На уговоры отказать ему отвечала:
— Справим свадьбу, а там — что будет.
Он до этого говорил:
— Женюсь. Только пусть она раньше скажет, что ко мне в Ярославль поедет. Нас там узнают сразу. Вот женщины, правду говорят, быстрее перестраиваются. Они как-то с немцами ближе. Смотришь, идет панка панкой. Только по кацовке и отличишь.
Вместе с другими пленными его забрали месяц назад в гестапо. В воскресенье пришел: «Утек я». В понедельник только встал, умылся — явились полицаи (оказывается, соседка чуть свет побежала, донесла. Основание: моих нету — и его пусть не будет). Арестовали. Сашка и Лиду увезли в район.
С 1 мая объявление: «Запрещается светить по вечерам и устраивать веселья».
Вчера весь вечер пели за рекой — там было все сельское начальство. Свадьба. Светит везде, даже в управе.
8 мая 1942 г.Тепло. Даже сквозь стекла слышно: жужжат пчелы. Над речкою зеленой дымкой покрываются вербы. Сегодня куковала кукушка — «зозуля» по-украински. И на огороде по озими ветер уже отливает волны. Заканчиваются работы на огородах. Маруся уже который день копает в лесу «улички» — хочет садить кукурузу. Приходит, вытягивается без сил.
Я домовничаю, почти одиночествую. Выполняю посильную работу: кормлю поросят, кур, мотаю нитки на клубки.
Что-то очень паршиво. Нет сил. Устал от всего. Хочется и не хочется видеть людей. Соскучился о них, а в то же время так легче. Трудно молчать, поддакивать, даже когда хотелось бы дать в морду.
Вот хожу по огороду. Узкая стежка — двум не разминуться. Справа — озимь, слева — еще не взошедший картофель. Эта узкая дорожка от конюшни до речушки — вся территория, по которой могу ходить, не оглядываясь, не ожидая неприятных встреч. Немного: 100 метров на 40 сантиметров.

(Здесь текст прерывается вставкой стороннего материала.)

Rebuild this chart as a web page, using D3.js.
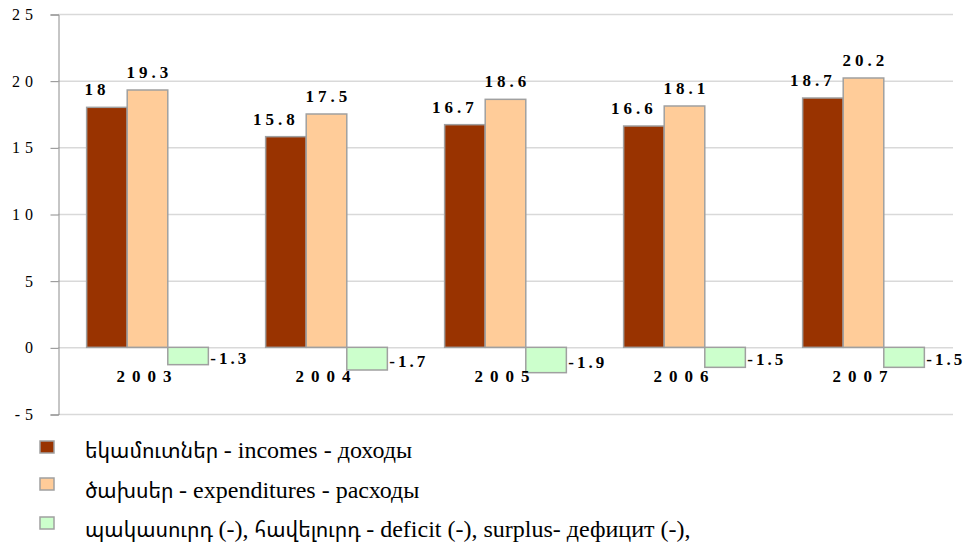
<!DOCTYPE html>
<html>
<head>
<meta charset="utf-8">
<script src="https://cdn.jsdelivr.net/npm/d3@7"></script>
<style>
body { margin: 0; background: #fff; }
svg text, svg tspan { font-family: 'Liberation Serif', serif; }
</style>
</head>
<body>
<script>
// data
var years = ['2003', '2004', '2005', '2006', '2007'];
var incomes = [18, 15.8, 16.7, 16.6, 18.7];
var expenditures = [19.3, 17.5, 18.6, 18.1, 20.2];
var deficit = [-1.3, -1.7, -1.9, -1.5, -1.5];
var yTicks = [-5, 0, 5, 10, 15, 20, 25];
var seriesNames = [
	'եկամուտներ - incomes - доходы',
	'ծախսեր - expenditures - расходы',
	'պակասուրդ (-), հավելուրդ - deficit (-), surplus- дефицит (-),'
];
var seriesKeys = ['inc', 'exp', 'def'];
var colors = ['#993300', '#ffcc99', '#ccffcc'];

var font = 'Liberation Serif';
var armFont = 'Noto Sans Armenian';

// size
var width = 966, height = 546;
var plot = {left: 58, right: 953, top: 14, bottom: 414};

var svg = d3.select('body').append('svg')
	.attr('width', width)
	.attr('height', height);

var x = d3.scaleBand()
	.domain(years)
	.range([plot.left, plot.right])
	.paddingInner(0.32)
	.paddingOuter(0.16);

var x1 = d3.scaleBand()
	.domain(seriesKeys)
	.range([0, x.bandwidth()])
	.padding(0);

var y = d3.scaleLinear()
	.domain([-5, 25])
	.range([plot.bottom, plot.top]);

var color = d3.scaleOrdinal().domain(seriesKeys).range(colors);

// gridlines
svg.append('g')
	.selectAll('line')
	.data(yTicks)
	.enter().append('line')
	.attr('x1', plot.left)
	.attr('x2', plot.right)
	.attr('y1', function(d) { return y(d) + 0.5; })
	.attr('y2', function(d) { return y(d) + 0.5; })
	.style('stroke', '#d9d9d9')
	.style('stroke-width', 1.5);

// y axis (labels drawn separately, spaced like the original)
var yAxis = svg.append('g')
	.attr('transform', 'translate(' + (plot.left + 0.5) + ',0.5)')
	.call(d3.axisLeft(y).tickValues(yTicks).tickSize(8).tickPadding(0).tickFormat(function(d) { return ''; }));
yAxis.select('.domain').style('stroke', '#8c8c8c');
yAxis.selectAll('.tick line').style('stroke', '#8c8c8c');

svg.append('g')
	.selectAll('text')
	.data(yTicks)
	.enter().append('text')
	.attr('x', 38)
	.attr('y', function(d) { return y(d) + 6; })
	.attr('text-anchor', 'end')
	.style('font-family', font)
	.style('font-size', '16px')
	.style('letter-spacing', '5px')
	.text(function(d) { return d; });

// rows
var rows = years.map(function(yr, i) {
	return {year: yr, vals: [
		{key: 'inc', v: incomes[i]},
		{key: 'exp', v: expenditures[i]},
		{key: 'def', v: deficit[i]}
	]};
});

var groups = svg.selectAll('.grp')
	.data(rows)
	.enter().append('g')
	.attr('class', 'grp')
	.attr('transform', function(d) { return 'translate(' + x(d.year) + ',0)'; });

groups.selectAll('rect')
	.data(function(d) { return d.vals; })
	.enter().append('rect')
	.attr('x', function(d) { return x1(d.key); })
	.attr('y', function(d) { return y(Math.max(0, d.v)); })
	.attr('width', x1.bandwidth())
	.attr('height', function(d) { return Math.abs(y(d.v) - y(0)); })
	.style('fill', function(d) { return color(d.key); })
	.style('stroke', '#a0a0a0')
	.style('stroke-width', 1.5);

// value labels
groups.selectAll('.val')
	.data(function(d) { return d.vals; })
	.enter().append('text')
	.attr('class', 'val')
	.attr('x', function(d) {
		if (d.key === 'def') return x1(d.key) + x1.bandwidth() + 2;
		return x1(d.key) + x1.bandwidth() / 2 + (d.key === 'inc' ? -10 : 2);
	})
	.attr('y', function(d) {
		if (d.key === 'def') return y(d.v / 2) + 8;
		return y(d.v) - 12;
	})
	.attr('text-anchor', function(d) { return d.key === 'def' ? 'start' : 'middle'; })
	.style('font-family', font)
	.style('font-size', '17px')
	.style('font-weight', 'bold')
	.style('letter-spacing', function(d) { return d.key === 'def' ? '3px' : '4px'; })
	.text(function(d) { return d.v; });

// year labels
groups.append('text')
	.attr('x', x.bandwidth() / 2)
	.attr('y', 382)
	.attr('text-anchor', 'middle')
	.style('font-family', font)
	.style('font-size', '17px')
	.style('font-weight', 'bold')
	.style('letter-spacing', '7px')
	.text(function(d) { return d.year; });

// legend
var legend = svg.selectAll('.leg')
	.data(seriesKeys)
	.enter().append('g')
	.attr('class', 'leg')
	.attr('transform', function(d, i) { return 'translate(40,' + [441, 478, 517][i] + ')'; });

legend.append('rect')
	.attr('width', 14)
	.attr('height', 12)
	.style('fill', function(d) { return color(d); })
	.style('stroke', '#a0a0a0')
	.style('stroke-width', 1.5);

// split names into Armenian / other runs so each run gets a font that has its glyphs
function runs(s) {
	var out = [], cur = '', arm = null;
	for (var k = 0; k < s.length; k++) {
		var c = s.charCodeAt(k);
		var isArm = c >= 0x0530 && c <= 0x058F;
		if (arm === null) arm = isArm;
		if (s[k] !== ' ' && isArm !== arm) {
			out.push({t: cur, arm: arm});
			cur = '';
			arm = isArm;
		}
		cur += s[k];
	}
	if (cur) out.push({t: cur, arm: arm});
	return out;
}

var legText = legend.append('text')
	.attr('x', 45)
	.attr('y', function(d, i) { return [17, 20, 20][i]; })
	.style('font-family', font)
	.style('font-size', '24px')
	.style('white-space', 'pre');

legText.selectAll('tspan')
	.data(function(d, i) { return runs(seriesNames[i]); })
	.enter().append('tspan')
	.style('font-family', function(d) { return d.arm ? armFont : font; })
	.style('font-size', function(d) { return d.arm ? '21px' : '24px'; })
	.text(function(d) { return d.t; });
</script>
</body>
</html>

Вчера над речкой, летело пять чаек. Белые с пепельной грудью.
Соседский мальчуган:
— Черногузы.
— Нет, чайки.
— А их можно есть?
Я узнал: летят на север. Часа через три-четыре могут быть у наших.
Так думалось и когда журавли летели, особенно ночами, и когда невидимые перекликались над хатой на север идущие гуси. Даже когда облака движутся туда, белые, крутые.
Все хочется мечтать о каких-то чудесах, что переносят туда. Бывают же подводные лодки или самолеты. Иногда такое грезится: узнают — где, сядет самолет поблизости, увезет.